Currently only very small number of web apps has an offline mode. I’m glad that Read It Later, the content clipping service I frequently use, can show me my notes even if I’m in the middle of nowhere. But even if I wish, I cannot pre-download emails and read offline, edit my presentation slides when I’m on board a plane to Les Vegas, or listen to songs I stored in Google Music when I lay on bed in a remote village resort in Asia where telephone is regarded as new technology.
We love our gadgets, and we love them more if they are unique. That’s why people like covering their smartphones with cases and stickers.

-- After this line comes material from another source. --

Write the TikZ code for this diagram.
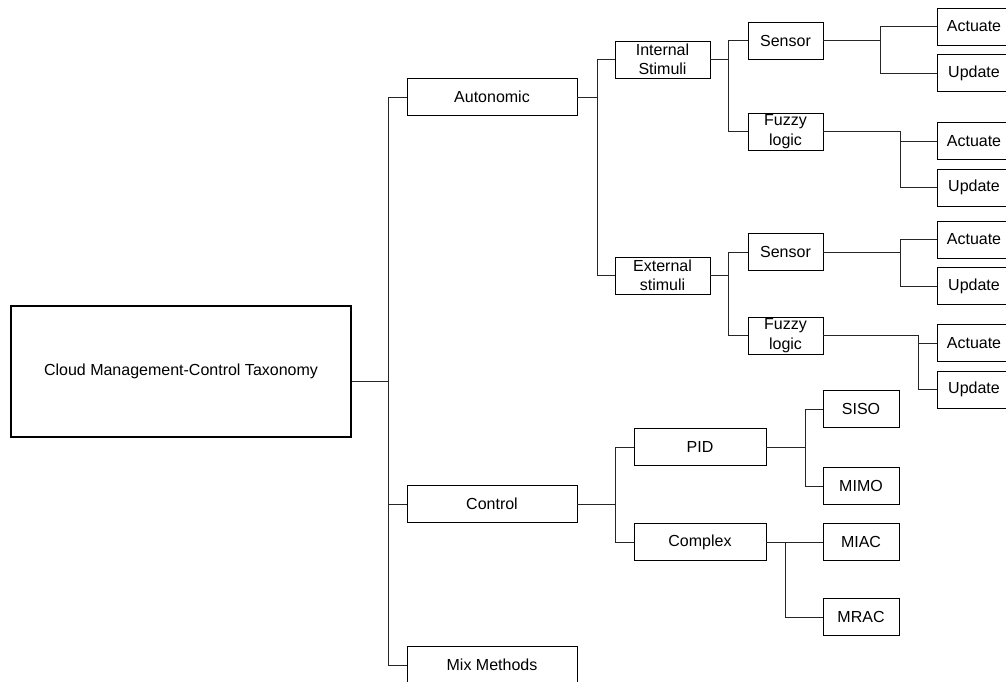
\documentclass[tikz,border=0pt]{standalone}
\usepackage{fontspec}
\setmainfont{Liberation Sans}
\usetikzlibrary{positioning}

\begin{document}
\begin{tikzpicture}[
  x=1pt, y=-1pt,
  node distance=9pt,
  box/.style={rectangle, draw=black, line width=0.8pt, fill=white,
    minimum height=37pt, inner sep=1pt, align=center,
    font=\fontsize{16}{19.5}\selectfont},
  rootbox/.style={box, line width=2.6pt,
    minimum width=340pt, minimum height=131pt},
  leaf/.style={box, minimum width=74pt},
  link/.style={draw=black!85, line width=0.8pt}
]
\useasboundingbox (0,0) rectangle (1006,681);
\clip (0,0) rectangle (1006,681);

% Nodes
\node[rootbox] (root) at (181,371.5) {Cloud Management-Control Taxonomy};

\node[box, minimum width=170pt] (auto) at (492,97) {Autonomic};
\node[box, minimum width=170pt] (ctrl) at (492,504) {Control};
\node[box, minimum width=170pt] (mix)  at (492,665) {Mix Methods};

\node[box, minimum width=95pt] (intst) at (662.5,59.5) {Internal\\Stimuli};
\node[box, minimum width=95pt] (extst) at (662.5,275.5) {External\\stimuli};

\node[box, minimum width=75pt] (sens1) at (785.5,40.5) {Sensor};
\node[box, minimum width=75pt] (fuzz1) at (785.5,131.5) {Fuzzy\\logic};
\node[box, minimum width=75pt] (sens2) at (785.5,252) {Sensor};
\node[box, minimum width=75pt] (fuzz2) at (785.5,335.5) {Fuzzy\\logic};

\node[leaf] (act1) at (974,26.5) {Actuate};
\node[leaf, below=of act1] (upd1) {Update};
\node[leaf] (act2) at (974,141) {Actuate};
\node[leaf, below=of act2] (upd2) {Update};
\node[leaf] (act3) at (974,239.5) {Actuate};
\node[leaf, below=of act3] (upd3) {Update};
\node[leaf] (act4) at (974,343) {Actuate};
\node[leaf, below=of act4] (upd4) {Update};

\node[box, minimum width=132pt] (pid)  at (700,447) {PID};
\node[box, minimum width=132pt] (cplx) at (700,542) {Complex};

\node[box, minimum width=76pt] (siso) at (861,409) {SISO};
\node[box, minimum width=76pt] (mimo) at (861,486) {MIMO};
\node[box, minimum width=76pt] (miac) at (861,542) {MIAC};
\node[box, minimum width=76pt] (mrac) at (861,617) {MRAC};

% Links
\coordinate (jroot) at (388,381);
\draw[link] ([yshift=-9.5pt]root.east) -- (jroot);
\draw[link] (jroot) |- (auto.west);
\draw[link] (jroot) |- (ctrl.west);
\draw[link] (jroot) |- (mix.west);

\draw[link] (auto.east) -- ++(20,0) coordinate (jauto) |- (intst.west);
\draw[link] (jauto) |- (extst.west);

\draw[link] (intst.east) -- ++(18,0) coordinate (jint) |- (sens1.west);
\draw[link] (jint) |- (fuzz1.west);
\draw[link] (extst.east) -- ++(18,0) coordinate (jext) |- (sens2.west);
\draw[link] (jext) |- (fuzz2.west);

\draw[link] (sens1.east) -- ++(57,0) coordinate (js1) |- (act1.west);
\draw[link] (js1) |- (upd1.west);
\draw[link] (fuzz1.east) -- ++(77,0) coordinate (jf1) |- (act2.west);
\draw[link] (jf1) |- (upd2.west);
\draw[link] (sens2.east) -- ++(77,0) coordinate (js2) |- (act3.west);
\draw[link] (js2) |- (upd3.west);
\draw[link] (fuzz2.east) -- ++(95,0) coordinate (jf2) |- (act4.west);
\draw[link] (jf2) |- (upd4.west);

\draw[link] (ctrl.east) -- ++(38,0) coordinate (jctrl) |- (pid.west);
\draw[link] (jctrl) |- (cplx.west);
\draw[link] (pid.east) -- ++(39,0) coordinate (jpid) |- (siso.west);
\draw[link] (jpid) |- (mimo.west);
\draw[link] (cplx.east) -- ++(19,0) coordinate (jcplx) |- (miac.west);
\draw[link] (jcplx) |- (mrac.west);
\end{tikzpicture}
\end{document}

You would be disappointed by how restricted you could customize your Chromebook’s wallpaper. On one hand, there are thousands of themes with different colours and wallpapers for Chrome. On the other hand, if none of these themes attracts you, you cannot load local image files as wallpaper. You have to do it indirectly, for example, by using a custom start page. The same applies to system sounds and icons. (You can use a custom photo as your avatar, though.)
Let’s Make Chrome OS Better…?
If I were asked to recommend on improvements to Chrome OS, here is a list of critical areas to work on:
- Better local functionality (i.e. less internet-dependent)

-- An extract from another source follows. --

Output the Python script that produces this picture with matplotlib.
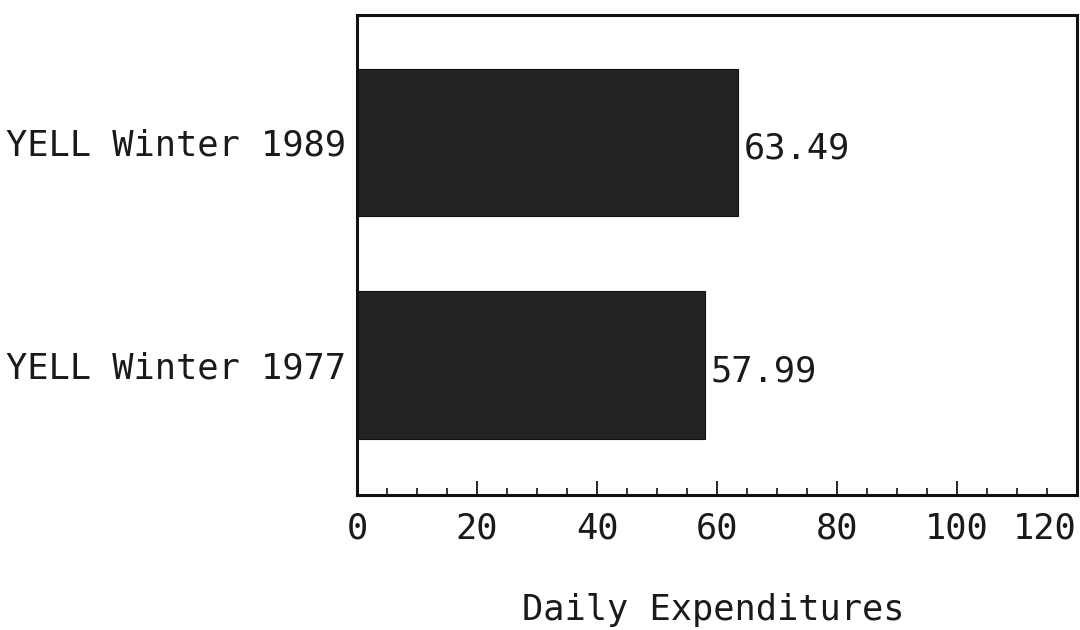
import matplotlib.pyplot as plt
from matplotlib.ticker import MultipleLocator

# ------------------------------
# Data
# ------------------------------
categories = ["YELL Winter 1977", "YELL Winter 1989"]
expenditures = [57.99, 63.49]
value_labels = ["57.99", "63.49"]
x_ticks = [0, 20, 40, 60, 80, 100, 120]

FS = 25.5
plt.rcParams["font.family"] = ["DejaVu Sans Mono"]
plt.rcParams["font.size"] = FS

fig = plt.figure(figsize=(10.8, 6.3), dpi=100)
ax = fig.add_axes([357 / 1080, 1 - 495 / 630, 720 / 1080, 480 / 630])

y_pos = list(range(len(categories)))
ax.barh(y_pos, expenditures, height=0.66, color="#232323", edgecolor="#111111", linewidth=0.8)

# value labels just right of each bar
for y, v, s in zip(y_pos, expenditures, value_labels):
    ax.text(v + 1.0, y - 0.03, s, va="center", ha="left", fontsize=FS, color="#1a1a1a")

ax.set_xlim(0, 120)
ax.set_ylim(-0.583, 1.57)

ax.set_yticks(y_pos)
ax.set_yticklabels(categories, color="#1a1a1a")
ax.tick_params(axis="y", length=0, pad=8)

ax.set_xticks(x_ticks)
ax.set_xticklabels([str(t) for t in x_ticks], color="#1a1a1a")
ax.xaxis.set_minor_locator(MultipleLocator(5))
ax.tick_params(axis="x", which="major", direction="in", length=10, width=1.2, pad=12, top=False)
ax.tick_params(axis="x", which="minor", direction="in", length=5, width=1.1, top=False)
ax.get_xticklabels()[-1].set_horizontalalignment("right")

for side in ["left", "right", "top", "bottom"]:
    ax.spines[side].set_linewidth(2.2)
    ax.spines[side].set_color("#111111")

ax.set_xlabel("Daily Expenditures", fontsize=FS, color="#1a1a1a")
ax.xaxis.set_label_coords(0.495, -0.24)
ax.xaxis.label.set_verticalalignment("center")

fig.savefig("out.png", dpi=100, facecolor="white")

- More drivers and plug-ins (e.g. Netflix and Java support)
- Higher customizability
I’m confident that Google should be fully aware of these issues. There have been voices from various channels (blogs, discussion forums, google groups) calling for these expected functions. And Google has been responding quickly. In 2011 developer conference Google announced that Google Docs, Calendar and Mail would soon have offline functionality. There would be a working media player in Chrome OS. What’s more, Netflix and Hulu would be supported.
What I’m more concerned with is in what direction Chrome OS would go. Should Chrome OS become a power OS like Mac, Linux or Windows? Or should Chrome OS be a pure web-centric OS? At the beginning Google’s objective is crystal clear: to build a device specifically for the internet. The following tag line of xPud, a cloud-based operation system, perfectly fits Chrome OS: “the shortest path to the cloud”. In my opinion, Chrome OS is at its best serving as a direct and convenient web surfing tool, but nothing else.

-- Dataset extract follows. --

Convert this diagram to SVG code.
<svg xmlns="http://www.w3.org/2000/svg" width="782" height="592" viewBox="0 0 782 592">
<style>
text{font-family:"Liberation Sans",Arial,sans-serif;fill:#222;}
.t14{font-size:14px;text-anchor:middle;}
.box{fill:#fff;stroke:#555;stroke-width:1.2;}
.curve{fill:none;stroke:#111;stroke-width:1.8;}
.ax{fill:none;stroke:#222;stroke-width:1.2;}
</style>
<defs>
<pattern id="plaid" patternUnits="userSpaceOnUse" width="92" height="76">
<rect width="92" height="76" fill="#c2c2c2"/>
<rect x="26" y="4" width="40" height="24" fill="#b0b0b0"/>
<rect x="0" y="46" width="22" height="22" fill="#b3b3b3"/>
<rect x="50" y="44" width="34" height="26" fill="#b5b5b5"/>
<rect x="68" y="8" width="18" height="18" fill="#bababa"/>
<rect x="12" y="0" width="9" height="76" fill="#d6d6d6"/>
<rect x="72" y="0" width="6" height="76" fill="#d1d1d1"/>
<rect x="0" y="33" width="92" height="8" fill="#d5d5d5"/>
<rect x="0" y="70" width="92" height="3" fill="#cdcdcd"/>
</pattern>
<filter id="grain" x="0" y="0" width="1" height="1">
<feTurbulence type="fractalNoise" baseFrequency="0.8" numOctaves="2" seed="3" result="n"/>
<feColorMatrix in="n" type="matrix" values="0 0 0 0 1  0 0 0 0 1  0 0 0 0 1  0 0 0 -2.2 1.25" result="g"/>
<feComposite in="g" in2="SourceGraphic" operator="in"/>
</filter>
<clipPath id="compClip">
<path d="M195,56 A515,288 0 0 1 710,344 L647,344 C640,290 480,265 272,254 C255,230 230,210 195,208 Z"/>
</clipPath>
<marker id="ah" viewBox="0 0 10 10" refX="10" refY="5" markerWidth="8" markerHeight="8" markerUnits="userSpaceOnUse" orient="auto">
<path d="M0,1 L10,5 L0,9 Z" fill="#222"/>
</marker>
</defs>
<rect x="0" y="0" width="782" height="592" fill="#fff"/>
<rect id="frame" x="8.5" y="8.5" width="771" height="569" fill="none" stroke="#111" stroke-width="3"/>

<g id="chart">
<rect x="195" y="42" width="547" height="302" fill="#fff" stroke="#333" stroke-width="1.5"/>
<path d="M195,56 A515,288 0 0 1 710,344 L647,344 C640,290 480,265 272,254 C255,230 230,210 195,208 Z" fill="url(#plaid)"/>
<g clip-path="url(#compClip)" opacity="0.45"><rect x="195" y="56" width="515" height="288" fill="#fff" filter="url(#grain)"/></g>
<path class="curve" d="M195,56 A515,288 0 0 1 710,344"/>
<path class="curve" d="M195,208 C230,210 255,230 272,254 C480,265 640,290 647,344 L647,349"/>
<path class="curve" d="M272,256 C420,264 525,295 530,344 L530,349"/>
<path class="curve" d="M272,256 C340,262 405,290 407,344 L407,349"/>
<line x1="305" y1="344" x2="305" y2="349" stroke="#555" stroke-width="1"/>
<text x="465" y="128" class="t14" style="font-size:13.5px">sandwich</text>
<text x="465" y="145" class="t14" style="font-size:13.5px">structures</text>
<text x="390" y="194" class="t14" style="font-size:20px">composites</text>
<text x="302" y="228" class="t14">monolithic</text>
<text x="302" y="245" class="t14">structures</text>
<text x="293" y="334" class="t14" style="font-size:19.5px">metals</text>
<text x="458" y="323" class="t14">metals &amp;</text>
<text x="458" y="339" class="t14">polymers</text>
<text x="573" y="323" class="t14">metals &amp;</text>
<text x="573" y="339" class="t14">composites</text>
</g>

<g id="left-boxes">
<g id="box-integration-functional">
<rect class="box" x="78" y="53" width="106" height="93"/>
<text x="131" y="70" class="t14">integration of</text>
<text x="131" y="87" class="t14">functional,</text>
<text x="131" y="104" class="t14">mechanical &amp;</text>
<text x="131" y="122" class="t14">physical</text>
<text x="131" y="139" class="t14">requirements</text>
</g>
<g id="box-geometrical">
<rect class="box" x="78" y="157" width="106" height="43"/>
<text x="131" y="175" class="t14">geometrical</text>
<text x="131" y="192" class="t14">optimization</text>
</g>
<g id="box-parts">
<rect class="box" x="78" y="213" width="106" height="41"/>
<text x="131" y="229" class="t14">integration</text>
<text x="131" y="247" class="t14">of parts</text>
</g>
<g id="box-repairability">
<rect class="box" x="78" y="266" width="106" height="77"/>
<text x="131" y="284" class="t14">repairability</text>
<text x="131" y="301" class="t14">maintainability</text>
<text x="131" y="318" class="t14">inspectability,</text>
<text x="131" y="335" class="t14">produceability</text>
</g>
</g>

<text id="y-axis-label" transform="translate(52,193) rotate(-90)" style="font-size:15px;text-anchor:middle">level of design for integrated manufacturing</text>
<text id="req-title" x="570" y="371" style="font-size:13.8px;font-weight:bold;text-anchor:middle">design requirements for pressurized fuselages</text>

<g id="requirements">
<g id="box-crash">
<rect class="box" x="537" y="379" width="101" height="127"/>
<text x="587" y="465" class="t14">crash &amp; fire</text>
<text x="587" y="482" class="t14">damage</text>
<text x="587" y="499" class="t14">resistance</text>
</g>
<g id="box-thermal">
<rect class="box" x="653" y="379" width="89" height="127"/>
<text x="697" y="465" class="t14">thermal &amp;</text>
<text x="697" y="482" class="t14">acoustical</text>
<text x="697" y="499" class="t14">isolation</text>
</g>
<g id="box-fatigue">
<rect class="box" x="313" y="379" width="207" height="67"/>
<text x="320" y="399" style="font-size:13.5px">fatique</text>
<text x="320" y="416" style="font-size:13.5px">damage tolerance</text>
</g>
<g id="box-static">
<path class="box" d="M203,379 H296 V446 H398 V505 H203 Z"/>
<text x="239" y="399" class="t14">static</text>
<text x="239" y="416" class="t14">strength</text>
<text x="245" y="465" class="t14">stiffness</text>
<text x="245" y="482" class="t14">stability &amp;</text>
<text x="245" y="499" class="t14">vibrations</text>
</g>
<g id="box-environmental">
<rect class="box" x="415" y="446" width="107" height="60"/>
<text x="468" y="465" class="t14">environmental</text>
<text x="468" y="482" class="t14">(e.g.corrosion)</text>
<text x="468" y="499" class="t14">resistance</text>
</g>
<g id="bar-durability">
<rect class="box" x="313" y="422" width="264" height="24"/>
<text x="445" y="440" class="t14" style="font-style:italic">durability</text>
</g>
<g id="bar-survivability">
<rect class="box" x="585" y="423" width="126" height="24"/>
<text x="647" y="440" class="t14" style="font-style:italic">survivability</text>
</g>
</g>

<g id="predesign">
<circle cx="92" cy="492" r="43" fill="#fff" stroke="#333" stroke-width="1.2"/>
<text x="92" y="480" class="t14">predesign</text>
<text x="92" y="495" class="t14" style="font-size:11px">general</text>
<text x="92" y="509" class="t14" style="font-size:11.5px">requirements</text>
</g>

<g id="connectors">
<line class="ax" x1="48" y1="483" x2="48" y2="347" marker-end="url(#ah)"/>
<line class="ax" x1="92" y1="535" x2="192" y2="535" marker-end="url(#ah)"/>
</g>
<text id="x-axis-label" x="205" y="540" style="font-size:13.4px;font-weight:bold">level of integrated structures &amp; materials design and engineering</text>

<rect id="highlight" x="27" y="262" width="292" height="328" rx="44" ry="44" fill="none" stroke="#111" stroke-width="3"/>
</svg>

As a user I certainly appreciate Google’s effort in improving Chrome OS. But if Chrome OS gradually becomes something similar to a traditional OS, will it lose its edge?
Ordinary computer users can get a nice netbook at $500. There are some even cheaper netbooks running on Linux. They give you full computer experience. Chrome OS shouldn’t compete with other systems. It has its own market.
Think about the e-reader market. iPad and Android tablets are great but there are people who merely want to read books. This is the market of Kindle and Nook (and they have been selling well).
Most people complain about Chrome OS’s inability to do what they expect it to do. We have seen a lot of discussions like “Google should enable ^*(*@#)()$ in Chrome” and “Windows can do *%$&)#@&*, why not CrOS” in discussion forums. I occasionally had similar questions too.
I have mixed feelings about Chrome OS. As a loyal fan of Google’s products, I have been advocating for a stronger Chrome OS more offline functions. But if Chrome OS is already a great “web terminal”, why bother to make it a fair “computer”?
Look at Cr-48. Google tabled a product that perfectly delivers “speed, simplicity and security” as it promised in 2009. Even in a beta version, the OS is quite enough for general internet use.
I’m quite happy with my Cr-48, it’s perfect for checking emails and reading news while sitting in the living room. Chrome OS at its current state isn’t good for replacing the Mac, Linux or Windows in your desktop or laptop computer.
So my final word to Google is, you guys need think thoroughly what Chrome OS should become. And my final word to consumers is, Chrome OS is great for surfing the web. If all you want is a convenient tool to surf the web, go and grab a Chromebook.
(This post originally appears in Chrome Story as a guest post. Slight modifications were made.)